The play, written and performed by Lake Cowichan resident John Nolan, is a well-written, clever, entertaining and educational look at the man who was voted the Greatest Canadian in the year-long CBC Television event in 2004. There are very funny moments, as Nolan delivers plenty of humorous lines, and there are very powerful moments, especially when Douglas is delivering speeches in Parliament.
Nolan can be funny, serious and somber, and he gave a riveting performance that had a sold-out Sunday matinee crowd at different times absolutely silent or laughing and clapping, and he earned a standing ovation for his powerful portrayal of Douglas, who was known for being dynamic and charismatic.
I liked the format of the play, with Douglas telling his own story in his own words.
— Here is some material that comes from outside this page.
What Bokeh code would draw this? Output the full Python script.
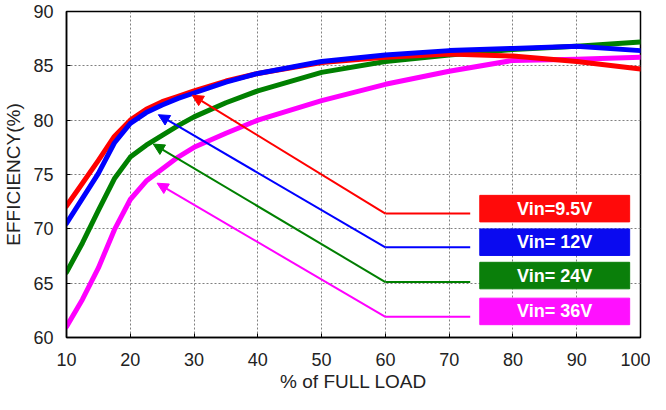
from bokeh.plotting import figure
from bokeh.models import Arrow, NormalHead, FixedTicker, Range1d
from bokeh.core.properties import value
from bokeh.embed import file_html
from bokeh.resources import INLINE

# ---- data ----
load = [10, 12.5, 15, 17.5, 20, 22.5, 25, 27.5, 30, 35, 40, 50, 60, 70, 80, 90, 100]
eff_9v5 = [72.1, 74.2, 76.3, 78.5, 80.0, 81.0, 81.7, 82.2, 82.7, 83.6, 84.3, 85.3, 85.8, 86.1, 85.9, 85.4, 84.7]
eff_12v = [70.5, 72.8, 75.1, 77.9, 79.7, 80.7, 81.4, 82.0, 82.5, 83.5, 84.3, 85.4, 86.0, 86.4, 86.6, 86.8, 86.4]
eff_24v = [66.0, 68.7, 71.7, 74.6, 76.6, 77.7, 78.6, 79.5, 80.3, 81.6, 82.7, 84.4, 85.4, 86.0, 86.5, 86.8, 87.2]
eff_36v = [61.0, 63.5, 66.4, 69.9, 72.7, 74.4, 75.5, 76.6, 77.5, 78.8, 80.0, 81.8, 83.3, 84.5, 85.5, 85.6, 85.8]

series_names = ["Vin=9.5V", "Vin= 12V", "Vin= 24V", "Vin= 36V"]
series_colors = ["#ff0000", "#0000ff", "#008000", "#ff00ff"]
box_colors = ["#ff0a0a", "#0a0af0", "#0a7f0a", "#ff10ff"]

x_ticks = [10, 20, 30, 40, 50, 60, 70, 80, 90, 100]
y_ticks = [60, 65, 70, 75, 80, 85, 90]

# callout geometry (annotation anchors in data units)
arrow_tip_x = [29.7, 24.4, 23.6, 24.2]
arrow_tip_y = [82.3, 80.5, 77.8, 74.2]
leader_y = [71.4, 68.3, 65.1, 61.9]
leader_x0 = 60
leader_x1 = 73.3
box_left, box_right = 74.8, 98.3
box_center_y = [71.86, 68.77, 65.7, 62.4]
box_half_h = 1.22

font = "Liberation Sans"

p = figure(width=650, height=394, output_backend="svg", toolbar_location=None,
           x_range=Range1d(10, 100), y_range=Range1d(60, 90),
           min_border_left=64, min_border_right=10, min_border_top=11, min_border_bottom=57)

p.outline_line_color = "black"
p.outline_line_width = 1.5
p.background_fill_color = "white"

for ax in (p.xaxis[0], p.yaxis[0]):
    ax.major_label_text_font = font
    ax.major_label_text_font_size = "18px"
    ax.major_label_text_color = "#222222"
    ax.axis_label_text_font = font
    ax.axis_label_text_font_size = "19px"
    ax.axis_label_text_font_style = "normal"
    ax.axis_label_text_color = "#222222"
    ax.axis_line_color = "black"
    ax.axis_line_width = 1.5
    ax.major_tick_in = 4
    ax.major_tick_out = 0
    ax.major_tick_line_color = "black"
    ax.minor_tick_line_color = None

p.xaxis[0].ticker = FixedTicker(ticks=x_ticks)
p.yaxis[0].ticker = FixedTicker(ticks=y_ticks)
p.xaxis[0].axis_label = "% of FULL LOAD"
p.yaxis[0].axis_label = "EFFICIENCY(%)"
p.xaxis[0].major_label_standoff = 15
p.xaxis[0].axis_label_standoff = 2
p.yaxis[0].major_label_standoff = 13
p.yaxis[0].axis_label_standoff = 6

for g in (p.xgrid[0], p.ygrid[0]):
    g.grid_line_color = "#808080"
    g.grid_line_dash = "2 2"
    g.grid_line_width = 1

all_series = [eff_9v5, eff_12v, eff_24v, eff_36v]

# callout leaders and arrows (drawn beneath the curves)
for i in range(4):
    c = series_colors[i]
    p.segment(x0=[leader_x0], y0=[leader_y[i]], x1=[leader_x1], y1=[leader_y[i]],
              line_color=c, line_width=2)
    p.add_layout(Arrow(end=NormalHead(size=11, fill_color=c, line_color=c),
                       x_start=leader_x0, y_start=leader_y[i],
                       x_end=arrow_tip_x[i], y_end=arrow_tip_y[i],
                       line_color=c, line_width=2))

# efficiency curves (draw 36V first so 9.5V/12V sit on top)
for i in [3, 2, 0, 1]:
    p.line(load, all_series[i], line_color=series_colors[i], line_width=5,
           line_join="round", line_cap="round")

# label boxes
p.quad(left=[box_left] * 4, right=[box_right] * 4,
       top=[y + box_half_h for y in box_center_y],
       bottom=[y - box_half_h for y in box_center_y],
       fill_color=box_colors, line_color=box_colors)
p.text(x=[(box_left + box_right) / 2] * 4, y=box_center_y, text=series_names,
       text_color="white", text_font=value(font), text_font_style="bold",
       text_font_size="18px", text_align="center", text_baseline="middle")

open("out.html", "w").write(file_html(p, INLINE))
It brought someone who has been dead for 28 years and who served this country long before I was born to life and it was a bit like watching a biography instead of reading one. This was a very entertaining way to learn more about a man who has helped shape our country.
After the performance, Nolan offered a Q&A period, where audience members had a chance to find out more about Douglas, about the play and about how Nolan came to write about Douglas. It’s a great addition, and audience members on Sunday had many interesting questions for Nolan.
Douglas was born in Scotland, and he came to Canada with his family in 1911, settling first in Winnipeg. He spent 45 years in public office as a Member of Parliament and as Premier of Saskatchewan, and he is known as the Father of Public Health Care.
An interesting tie-in is that Douglas actually served Ladysmith from 1969 to 1979 as MP for Nanaimo-Cowichan-The Islands, and this was the last riding he served before retiring from politics.